Betrüberlicherweise scheiterten diese selben Parlamentsabgeordneten sowohl daran, die größeren Zusammenhänge zu erkennen, wie auch dahingehend, die volle Auswirkung der Urteile des Europäischen Gerichtshofes (EuGH) in der Rechtsprechung Digital Rights Ireland und Tele2 versus Watson anzuerkennen. Die exakt selben Argumente, mit Hilfe derer der EuGH die Richtlinie zur Europäischen Vorratdatenspeicherungs ad acta legte, können in Bezug auf das portugiesische Gesetz zur Vorratsdatenspeicherung verwendet werden, da die Grundrechtecharta der Europäischen Union wie auch die Verfassung Portugals eine ähnliche Vorschrift der Verhältnismäßigkeit hinsichtlich einer Einschränkung grundlegender Rechte aufweisen.

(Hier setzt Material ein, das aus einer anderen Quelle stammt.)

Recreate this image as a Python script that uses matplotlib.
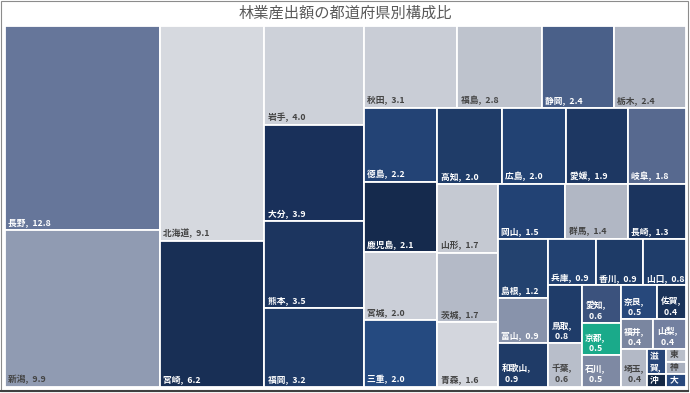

Einige Wochen zuvor hatte das EDRI Beobachtermitglied Associação D3 – Defesa dos Direitos Digitais beim Bürgerbeauftragen für das Justizwesen eine Beschwerde mit der Bitte dahingehend eingereicht, das vorliegende Gesetz zur Vorratsdatenspeicherung dem Verfassungsgericht zwecks Überprüfung vorzulegen – da den Bürgern kein anderer Weg offensteht, ein bestimmtes Gesetz vor das Verfassungsgericht zu bringen. Allerdings bleibt es allein der Entscheidung des Bürgerbeauftragten vorbehalten, ob er dem Gericht die Angelegenheit vorträgt. Es schaut danach aus, als ob portugiesische Gesetzgeber die Urteile des EuGH auch weiterhin nicht beachten wollen.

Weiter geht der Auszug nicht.